The talk will shine a light on political violence and the agitation tactics used by far-right groups to shape media narratives and provoke a response in the press and on social media that will amplify their cause.

Donovan, who is the director of the Technology and Social Change Project, authored “Meme Wars: The Untold Story of the Online Battles Upending Democracy in America.” Her talk will share insights into the communication, media and other strategies of groups like the Proud Boys. While at Penn State, she will also be meeting with faculty, staff and students throughout the day for smaller discussions.

Donovan is a leading public scholar and disinformation researcher, specializing in media manipulation, political movements, critical internet studies and online extremism. Through the Technology and Social Change Project, Donovan explores how media manipulation is a means to control public conversation, derail democracy, and disrupt society.

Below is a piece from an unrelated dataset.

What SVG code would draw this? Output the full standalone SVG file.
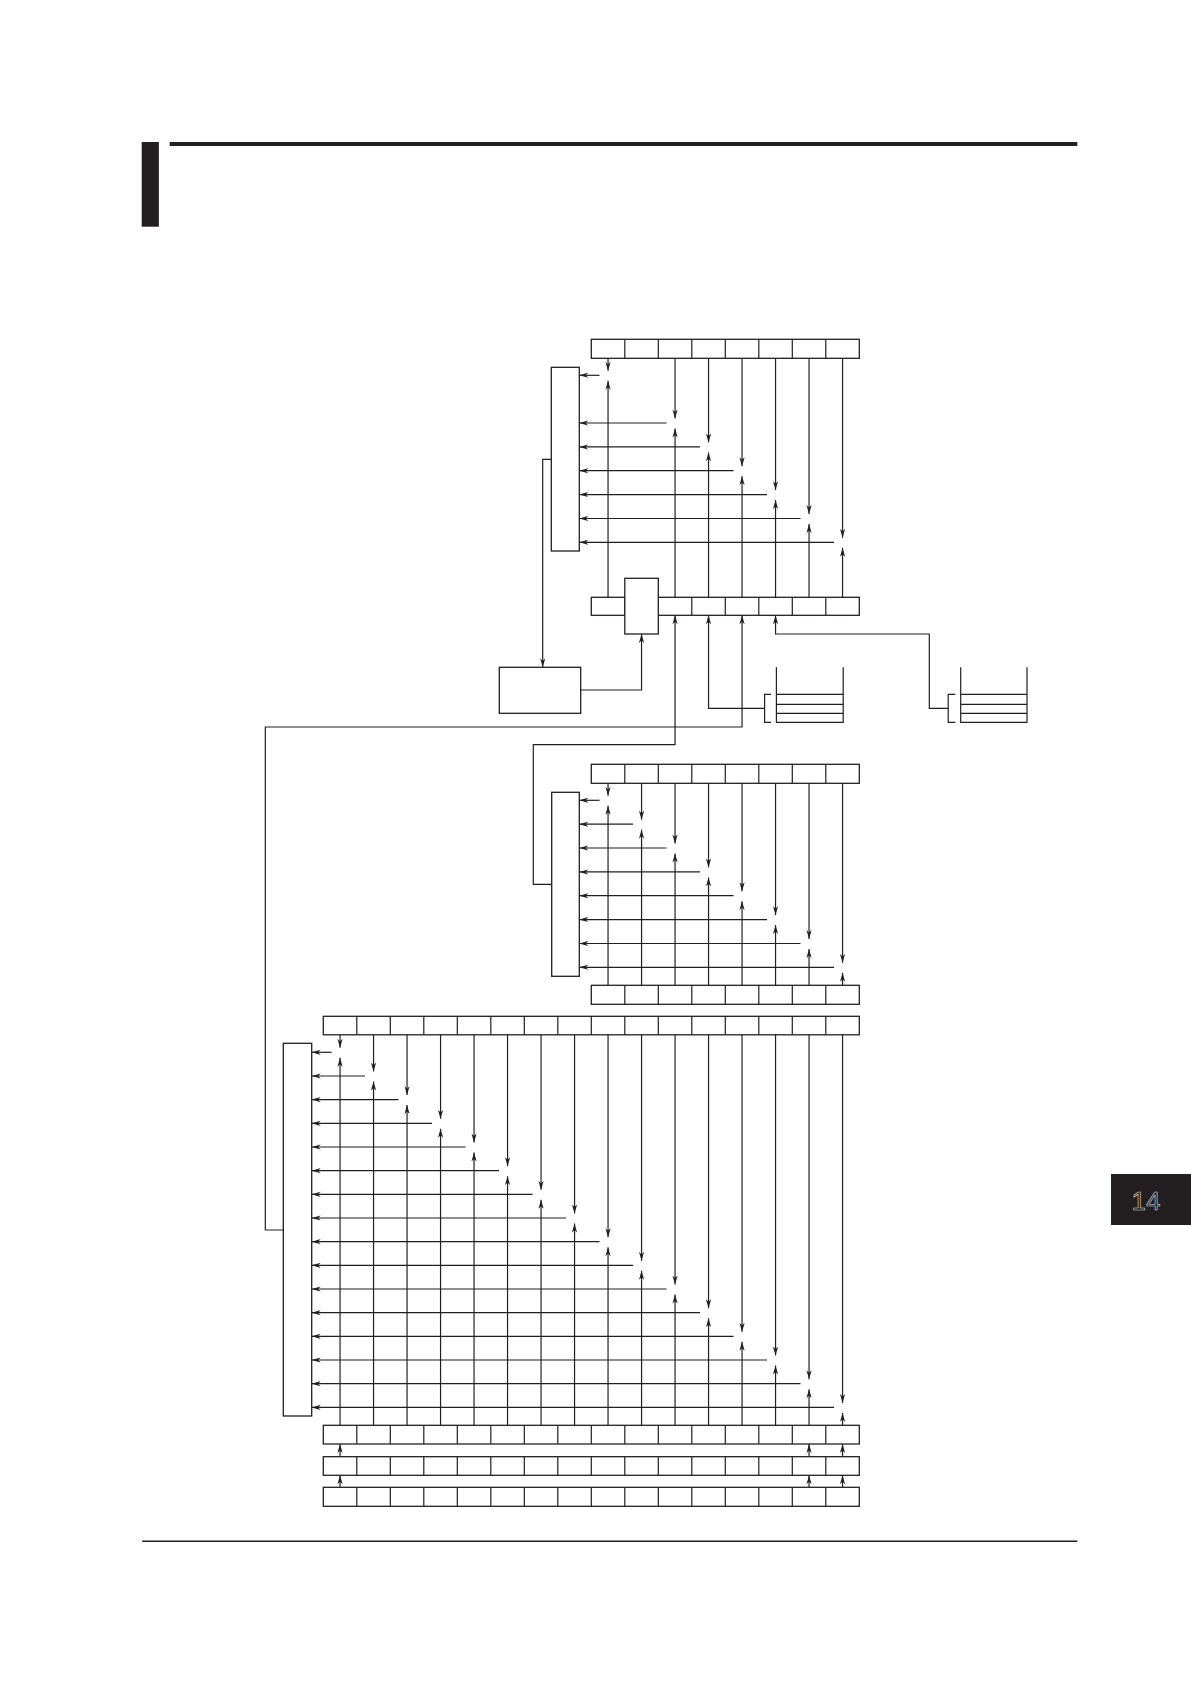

The Technology and Social Change Project conducts research, develops methods and facilitates workshops for journalists, policymakers, technologists and civil society organizations on how to detect, document and debunk media manipulation campaigns.

Donovan has laid out the philosophical frameworks for how to research, report on and understand this moment in internet history and American politics. Her conceptualizations of strategic silence, meme wars and media manipulation campaigns provide crucial frameworks for understanding how the U.S. got to this point.

The lecture is sponsored by Penn State Student Affairs and the Donald P. Bellisario College of Communications.